▸ REQUIREMENTS:
Starting from the top of the material, restate each line exactly until the line that contains "import * as", which is also copied. Pictures are excluded.

▸ INFORMATION SUPPLIED:
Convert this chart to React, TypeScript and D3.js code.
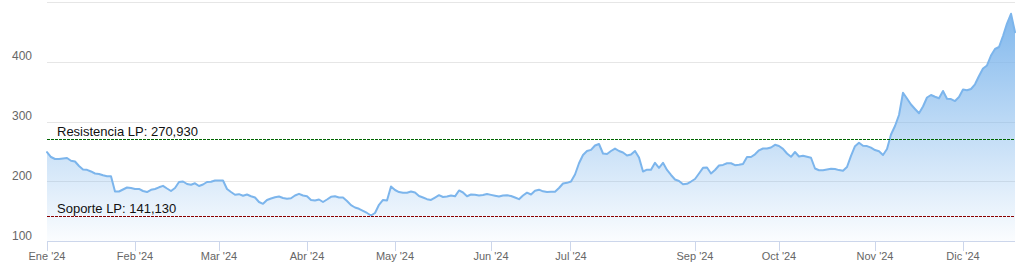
import React from "react";
import * as d3 from "d3";

// Daily closing values
const values: number[] = [
  249.5, 241.4, 238.1, 238.1, 238.9, 239.7, 235.1, 233.9, 226.4, 220.5,
  220.0, 217.2, 213.8, 213.0, 210.8, 209.3, 209.3, 183.7, 183.7, 187.0,
  190.4, 189.5, 187.9, 187.9, 184.5, 182.8, 186.5, 187.9, 190.7, 193.2,
  188.7, 184.5, 189.5, 199.6, 200.4, 196.2, 194.9, 197.4, 192.9, 195.4,
  199.6, 199.9, 202.1, 202.1, 202.1, 187.9, 182.8, 178.2, 179.2, 176.5,
  178.7, 175.8, 173.6, 166.1, 163.1, 169.5, 172.0, 174.0, 175.3, 172.8,
  171.5, 172.3, 177.0, 179.8, 177.0, 175.8, 169.5, 168.6, 170.3, 166.1,
  170.3, 174.8, 175.6, 173.6, 173.6, 167.8, 160.8, 156.9, 154.7, 151.4,
  147.7, 143.5, 147.7, 161.4, 169.5, 168.6, 192.0, 186.2, 182.8, 181.5,
  181.7, 183.7, 182.0, 176.1, 173.6, 170.8, 169.5, 173.6, 177.5, 174.5,
  175.3, 177.0, 175.6, 185.4, 182.0, 175.8, 178.7, 178.2, 177.0, 177.8,
  179.5, 178.0, 176.6, 175.3, 177.0, 177.5, 176.1, 173.6, 170.8, 177.0,
  181.7, 178.7, 184.9, 186.7, 184.0, 182.7, 183.2, 183.2, 189.5, 197.1,
  198.2, 200.4, 212.1, 231.0, 244.8, 251.5, 253.3, 260.7, 263.2, 247.3,
  246.4, 251.5, 255.6, 251.5, 249.0, 243.9, 245.6, 251.5, 240.6, 217.2,
  220.2, 220.0, 231.7, 223.3, 231.7, 219.7, 211.3, 203.8, 201.3, 195.7,
  196.6, 200.4, 204.6, 213.8, 223.3, 223.8, 213.8, 219.7, 227.2, 228.2,
  230.9, 231.0, 227.7, 228.4, 229.7, 241.4, 241.4, 245.9, 252.6, 255.6,
  255.6, 257.3, 261.8, 259.8, 255.1, 247.3, 241.8, 249.8, 242.3, 243.4,
  241.8, 240.2, 222.2, 219.2, 219.3, 220.5, 221.7, 221.2, 219.5, 218.3,
  224.7, 243.4, 259.5, 265.4, 260.2, 259.7, 257.0, 253.1, 251.0, 244.8,
  254.8, 279.1, 293.3, 311.7, 349.0, 339.3, 329.3, 321.8, 314.6, 325.9,
  341.0, 345.2, 342.2, 339.8, 351.9, 338.8, 338.3, 335.1, 341.8, 354.4,
  353.1, 355.2, 363.1, 377.0, 389.5, 394.6, 411.3, 422.2, 425.5, 443.9,
  464.8, 481.1, 450.3,
];

// Month ticks: label and index of the first trading day of the month
const monthLabels: string[] = [
  "Ene '24", "Feb '24", "Mar '24", "Abr '24", "May '24", "Jun '24",
  "Jul '24", "Sep '24", "Oct '24", "Nov '24", "Dic '24",
];
const monthIndices: number[] = [0, 22, 43, 65, 87, 111, 131, 162, 183, 207, 229];

const yGridValues: number[] = [200, 300, 400, 500];
const yLabelValues: number[] = [100, 200, 300, 400];

const resistance = 270.93;
const support = 141.13;
const resistanceLabel = "Resistencia LP: 270,930";
const supportLabel = "Soporte LP: 141,130";

const W = 1024;
const H = 269;
const FONT = "'Liberation Sans', Arial, sans-serif";

export default function App() {
  const x = d3.scaleLinear().domain([0, values.length - 1]).range([47, 1015]);
  const y = d3.scaleLinear().domain([100, 500]).range([241.5, 2.5]);

  const line = d3
    .line<number>()
    .x((_, i) => x(i))
    .y((d) => y(d));
  const area = d3
    .area<number>()
    .x((_, i) => x(i))
    .y0(y(100))
    .y1((d) => y(d));

  const crisp = (v: number) => Math.floor(v) + 0.5;
  const x0 = x(0);
  const x1 = x(values.length - 1);

  return (
    <div style={{ position: "absolute", left: 0, top: 0 }}>
      <svg width={W} height={H} style={{ display: "block", background: "#fff" }}>
        <defs>
          <linearGradient id="areaGrad" x1="0" y1="0" x2="0" y2="1">
            <stop offset="0" stopColor="#7cb5ec" stopOpacity={0.95} />
            <stop offset="1" stopColor="#7cb5ec" stopOpacity={0.03} />
          </linearGradient>
        </defs>

        {/* grid lines */}
        {yGridValues.map((v) => (
          <line
            key={"g" + v}
            x1={x0}
            x2={x1}
            y1={crisp(y(v))}
            y2={crisp(y(v))}
            stroke="#e6e6e6"
            strokeWidth={1}
          />
        ))}

        {/* y labels */}
        {yLabelValues.map((v) => (
          <text
            key={"yl" + v}
            x={12}
            y={y(v) - 2}
            fontFamily={FONT}
            fontSize={12}
            fill="#666666"
          >
            {v}
          </text>
        ))}

        {/* area + line */}
        <path d={area(values) || ""} fill="url(#areaGrad)" />
        <path
          d={line(values) || ""}
          fill="none"
          stroke="#7cb5ec"
          strokeWidth={2}
          strokeLinejoin="round"
          strokeLinecap="round"
        />

        {/* resistance / support lines */}
        <line
          x1={x0}
          x2={x1}
          y1={crisp(y(resistance))}
          y2={crisp(y(resistance))}
          stroke="#006400"
          strokeWidth={1}
          strokeDasharray="3,1"
        />
        <text x={57} y={y(resistance) - 3} fontFamily={FONT} fontSize={13} fill="#111">
          {resistanceLabel}
        </text>
        <line
          x1={x0}
          x2={x1}
          y1={crisp(y(support))}
          y2={crisp(y(support))}
          stroke="#8b0000"
          strokeWidth={1}
          strokeDasharray="3,1"
        />
        <text x={57} y={y(support) - 4} fontFamily={FONT} fontSize={13} fill="#111">
          {supportLabel}
        </text>

        {/* x axis */}
        <line x1={x0} x2={x1} y1={crisp(y(100))} y2={crisp(y(100))} stroke="#ccd6eb" strokeWidth={1} />
        {monthIndices.map((idx, k) => (
          <g key={"t" + k}>
            <line
              x1={crisp(x(idx))}
              x2={crisp(x(idx))}
              y1={241}
              y2={251}
              stroke="#ccd6eb"
              strokeWidth={1}
            />
            <text
              x={x(idx)}
              y={260}
              textAnchor="middle"
              fontFamily={FONT}
              fontSize={11}
              fill="#666666"
            >
              {monthLabels[k]}
            </text>
          </g>
        ))}
      </svg>
    </div>
  );
}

▸ RESULT OF THIS EXERCISE:
Convert this chart to React, TypeScript and D3.js code.
import React from "react";
import * as d3 from "d3";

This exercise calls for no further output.